#### SET EXERCISE:
Starting with the first line below, extract each line through the one that contains "([xshift=5pt]setup.east) -- ([xshift=-2pt]wpd.west);", inclusive, excluding pictures.

#### DATASET EXTRACT:
%%

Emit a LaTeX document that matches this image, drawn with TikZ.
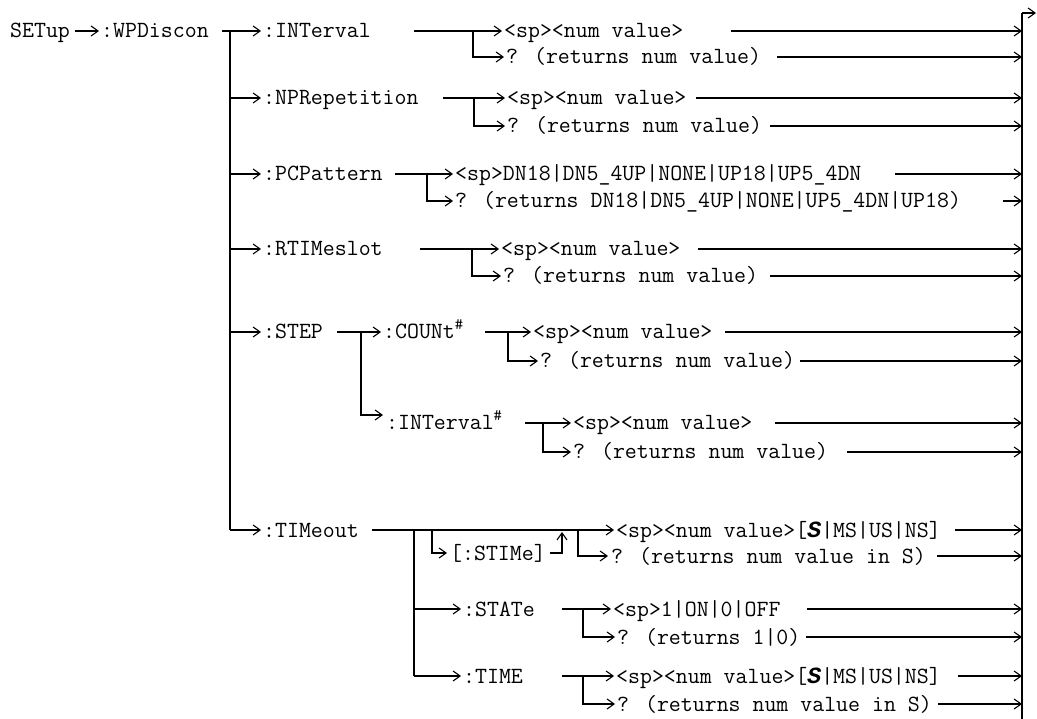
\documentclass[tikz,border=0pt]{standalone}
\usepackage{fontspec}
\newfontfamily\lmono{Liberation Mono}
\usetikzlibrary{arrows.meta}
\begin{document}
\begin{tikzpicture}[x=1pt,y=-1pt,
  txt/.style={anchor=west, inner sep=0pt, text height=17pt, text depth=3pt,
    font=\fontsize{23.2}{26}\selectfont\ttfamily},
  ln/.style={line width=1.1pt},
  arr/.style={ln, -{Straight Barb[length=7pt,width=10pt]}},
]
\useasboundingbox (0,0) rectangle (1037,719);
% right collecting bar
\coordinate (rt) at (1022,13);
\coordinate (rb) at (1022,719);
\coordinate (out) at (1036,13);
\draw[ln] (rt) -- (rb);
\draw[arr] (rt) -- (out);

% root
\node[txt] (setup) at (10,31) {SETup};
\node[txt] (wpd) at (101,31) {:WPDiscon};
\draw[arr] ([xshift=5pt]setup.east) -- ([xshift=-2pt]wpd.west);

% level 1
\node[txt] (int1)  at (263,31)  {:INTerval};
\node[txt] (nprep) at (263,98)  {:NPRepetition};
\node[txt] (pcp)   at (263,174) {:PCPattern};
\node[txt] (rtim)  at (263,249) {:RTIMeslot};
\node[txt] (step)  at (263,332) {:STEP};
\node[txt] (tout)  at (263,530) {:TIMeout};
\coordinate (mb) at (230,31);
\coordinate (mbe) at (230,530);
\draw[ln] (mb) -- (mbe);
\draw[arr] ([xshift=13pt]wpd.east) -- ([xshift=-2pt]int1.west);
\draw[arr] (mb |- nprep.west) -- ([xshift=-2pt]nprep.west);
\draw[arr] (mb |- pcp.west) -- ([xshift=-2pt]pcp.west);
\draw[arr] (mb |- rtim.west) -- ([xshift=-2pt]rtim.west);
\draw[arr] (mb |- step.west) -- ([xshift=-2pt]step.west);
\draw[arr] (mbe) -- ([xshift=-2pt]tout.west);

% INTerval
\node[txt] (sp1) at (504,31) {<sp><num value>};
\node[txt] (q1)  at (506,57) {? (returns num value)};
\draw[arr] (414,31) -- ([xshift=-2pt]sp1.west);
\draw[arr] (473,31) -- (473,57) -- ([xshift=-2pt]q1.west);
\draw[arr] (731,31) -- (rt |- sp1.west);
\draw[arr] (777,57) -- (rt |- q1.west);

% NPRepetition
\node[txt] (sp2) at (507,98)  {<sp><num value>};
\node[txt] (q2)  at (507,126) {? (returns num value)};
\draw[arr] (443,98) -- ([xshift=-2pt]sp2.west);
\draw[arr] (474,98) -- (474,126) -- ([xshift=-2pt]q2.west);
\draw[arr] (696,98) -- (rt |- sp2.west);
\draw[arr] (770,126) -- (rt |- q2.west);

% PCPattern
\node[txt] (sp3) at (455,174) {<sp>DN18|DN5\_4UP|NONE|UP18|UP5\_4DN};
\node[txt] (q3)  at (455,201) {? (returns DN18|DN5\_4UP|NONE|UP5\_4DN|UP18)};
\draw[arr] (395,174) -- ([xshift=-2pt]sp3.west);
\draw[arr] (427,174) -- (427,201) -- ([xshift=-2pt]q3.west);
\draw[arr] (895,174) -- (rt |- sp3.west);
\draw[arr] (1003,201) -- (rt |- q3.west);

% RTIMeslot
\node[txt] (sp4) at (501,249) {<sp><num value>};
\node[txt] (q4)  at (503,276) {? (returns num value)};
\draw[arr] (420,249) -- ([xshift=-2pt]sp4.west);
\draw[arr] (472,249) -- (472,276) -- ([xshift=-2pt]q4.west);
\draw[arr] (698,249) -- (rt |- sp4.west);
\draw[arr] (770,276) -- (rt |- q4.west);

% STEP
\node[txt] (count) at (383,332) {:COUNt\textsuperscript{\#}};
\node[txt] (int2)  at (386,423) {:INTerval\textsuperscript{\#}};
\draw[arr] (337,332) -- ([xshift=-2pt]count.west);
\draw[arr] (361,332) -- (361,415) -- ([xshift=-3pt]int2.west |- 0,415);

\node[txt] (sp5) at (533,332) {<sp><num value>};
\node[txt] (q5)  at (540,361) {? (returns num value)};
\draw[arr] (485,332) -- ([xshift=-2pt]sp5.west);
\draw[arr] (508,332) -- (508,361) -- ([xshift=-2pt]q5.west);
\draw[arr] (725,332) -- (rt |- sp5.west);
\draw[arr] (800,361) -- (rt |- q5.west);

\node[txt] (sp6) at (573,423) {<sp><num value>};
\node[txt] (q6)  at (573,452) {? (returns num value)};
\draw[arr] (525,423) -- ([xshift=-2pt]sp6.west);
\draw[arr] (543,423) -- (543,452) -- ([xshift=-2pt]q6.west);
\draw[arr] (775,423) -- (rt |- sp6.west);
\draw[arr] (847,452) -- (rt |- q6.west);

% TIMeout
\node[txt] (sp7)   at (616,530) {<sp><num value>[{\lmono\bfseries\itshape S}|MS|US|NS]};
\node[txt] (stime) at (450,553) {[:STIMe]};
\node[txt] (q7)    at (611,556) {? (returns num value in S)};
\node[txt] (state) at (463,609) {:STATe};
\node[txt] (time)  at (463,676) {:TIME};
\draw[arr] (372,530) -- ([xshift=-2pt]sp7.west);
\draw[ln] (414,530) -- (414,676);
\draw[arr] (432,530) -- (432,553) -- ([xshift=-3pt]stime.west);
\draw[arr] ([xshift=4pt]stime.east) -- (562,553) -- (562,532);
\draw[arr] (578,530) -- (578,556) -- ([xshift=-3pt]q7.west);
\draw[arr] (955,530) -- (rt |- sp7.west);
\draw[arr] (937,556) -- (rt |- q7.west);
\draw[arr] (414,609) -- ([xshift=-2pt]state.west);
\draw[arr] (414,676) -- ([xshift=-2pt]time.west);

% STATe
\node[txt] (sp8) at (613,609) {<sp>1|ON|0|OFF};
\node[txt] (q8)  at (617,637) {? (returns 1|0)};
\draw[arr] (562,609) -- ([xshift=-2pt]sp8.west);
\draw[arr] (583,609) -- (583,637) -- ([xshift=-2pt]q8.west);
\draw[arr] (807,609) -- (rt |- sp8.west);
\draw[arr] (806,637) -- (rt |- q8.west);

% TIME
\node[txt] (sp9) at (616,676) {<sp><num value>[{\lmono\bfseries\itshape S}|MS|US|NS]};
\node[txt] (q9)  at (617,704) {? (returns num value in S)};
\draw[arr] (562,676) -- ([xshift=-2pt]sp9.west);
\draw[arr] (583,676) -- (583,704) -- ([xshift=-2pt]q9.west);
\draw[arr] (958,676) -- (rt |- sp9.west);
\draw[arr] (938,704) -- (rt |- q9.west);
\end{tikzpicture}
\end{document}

%%

#### FULL ANSWER:
Emit a LaTeX document that matches this image, drawn with TikZ.
\documentclass[tikz,border=0pt]{standalone}
\usepackage{fontspec}
\newfontfamily\lmono{Liberation Mono}
\usetikzlibrary{arrows.meta}
\begin{document}
\begin{tikzpicture}[x=1pt,y=-1pt,
  txt/.style={anchor=west, inner sep=0pt, text height=17pt, text depth=3pt,
    font=\fontsize{23.2}{26}\selectfont\ttfamily},
  ln/.style={line width=1.1pt},
  arr/.style={ln, -{Straight Barb[length=7pt,width=10pt]}},
]
\useasboundingbox (0,0) rectangle (1037,719);
% right collecting bar
\coordinate (rt) at (1022,13);
\coordinate (rb) at (1022,719);
\coordinate (out) at (1036,13);
\draw[ln] (rt) -- (rb);
\draw[arr] (rt) -- (out);

% root
\node[txt] (setup) at (10,31) {SETup};
\node[txt] (wpd) at (101,31) {:WPDiscon};
\draw[arr] ([xshift=5pt]setup.east) -- ([xshift=-2pt]wpd.west);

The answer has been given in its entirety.